Hi, How are the resistance of a conductor and frequency of an AC current related? If frequency goes up, does resistance go down or vice versa? Is this relationship constant for all types of material? Are some materials more frequency sensitive than others? For instance in an incandescent light, if we change the frequency of AC can we make it brighter or dimmer? Thanks.

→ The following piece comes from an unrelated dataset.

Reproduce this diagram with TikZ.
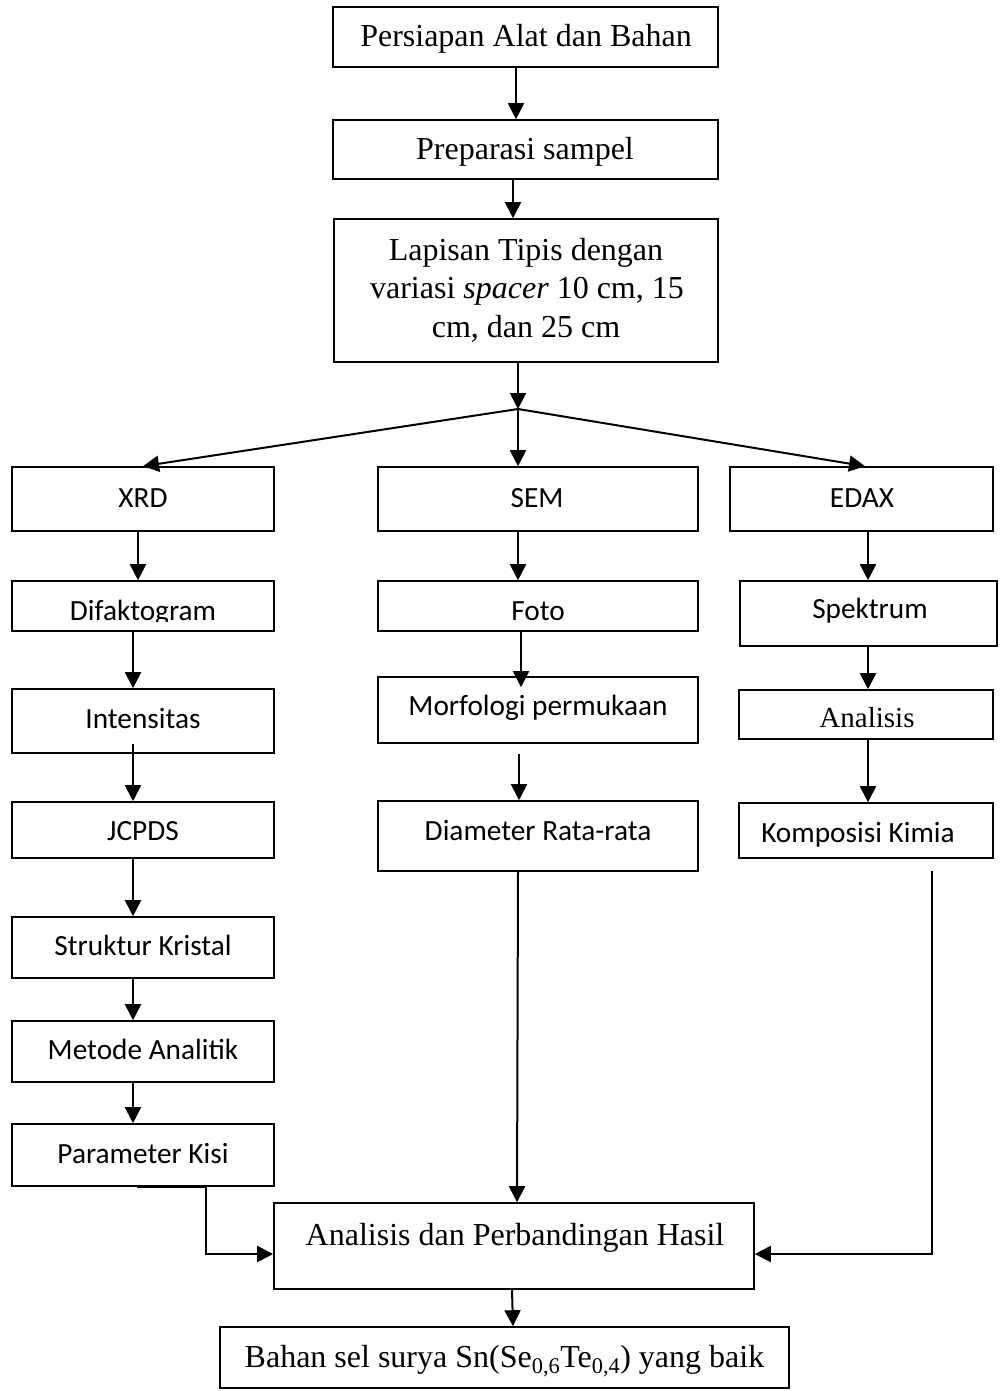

That's not true, Redbelly98. The relationships are extremely complex, but the resistance of even something as simple as a length of wire varies with frequency. The term 'impedance' is usually used in this context, rather than 'resistance.' The impedance seen by a line driver driving a wire at 1 MHz is different from the impedance seen by a line driver at 1 GHz, for example. The reason? Real wires have some capacitance (and some inductance). A thorough understanding of a real wire also has to include some pretty complicated effects, like the skin effect. The bottom line, in general, is that resistance of a length of wire goes up with frequency. In other words, a length of wire will attenuate high frequencies much more than it will low frequencies. - Warren
Impedance and resistance are different things, no? Isn't resistance (resistivity to be precise) a property of the material?
Impedance is a generalized term for resistance. Impedance includes reactance (capacitance and inductance), whereas resistance does not. Capacitance and inductance are represented with complex numbers; resistances are always real, while impedances can be complex. When a specific frequency is given, however, a complex impedance can be evaluated at that frequency, producing a real number. That real number is the resistance of the system as seen by a signal of that frequency. - Warren
At higher frequencies (above about 1 MHz) an ac current is confined to a depth, called the skin depth, on the surface of conductors. The depth varies inversely as the square root of frequency, so the resistance increases as the square root of frequency. See http://en.wikipedia.org/wiki/Skin_effect Also see Jackson Classical Electrodynamics 2nd Ed. Section 8.1. Litz wire, made up of many small conductors, is sometimes used at high frequencies, because using many small conductors increases the amount of surface area for a given total cross section of copper wire, and lowers the effective wire resistance.
Although the OP presented his question per the “resistance” of a conductor, once an AC voltage is introduced, a circuit must be viewed from the standpoint of it being an “impedance” (essentially an “equivalent resistance”). Since he specifically referred to a “conductor”, the inductor will posses an inductance (L) value of some magnitude (in “henrys”), in which case, it will oppose changes in current per its inductance and the applied frequency (f), unlike that of a simple carbon resistor. If it were a simple carbon resistor, the current could be determined simply by dividing the AC’s rms voltage by the resistance value. Voltage rms / resistance = current However, per applying an AC voltage across a lone inductor, first the capacitive reactance (equivalent resistance) must be calculated, 2pi f L = inductive reactance (in ohms) where, f = frequency (in Hz) L = inductance (in henrys) Examples: 2pi * (60 Hz) * (2 henrys) = 753.9822369 ohms of inductive reactance 12 VAC / 753.9822369 ohms = .015915494 amperes 2pi * (120 Hz) * (2 henrys) = 1507.964474 ohms of inductive reactance 12 VAC / 1507.964474 ohms = .007957747 amperes Per the inductive reactance equation, it’s evident that when increasing the frequency (f) of the applied AC voltage, or increasing the inductor’s inductance (L), or both; the inductive reactance increases thereby producing a higher impedance that further limits current flow. Increasing f and/or L therefore decreases current flow.
Warren, I'm aware of the whole complex impedance issue. But the OP asked about resistance, and ... and therefore I wasn't considering capacitive or inductive effects. Or rather I didn't think the OP was asking about these effects. On the other hand, Bob S makes a good point about skin effect. If the frequency is to be anywhere near typical line frequencies of 50 or 60 Hz then no, changing the frequency will not make the light noticeably brighter or dimmer. If the frequency is high enough that either skin effects or the inductance of the coiled wire plays a significant role in the impedance, then yes. For inductive effects, we'd have to be in the 100 MHz range for this to be noticeable, using the 0.2 μH that this guy measured for a 60W bulb: https://www.physicsforums.com/showpost.php?p=1928977&postcount=10 Moreover, there are much easier ways to vary the brightness of a light bulb. Building a MHz, variable-frequency source is an impractical way to do this.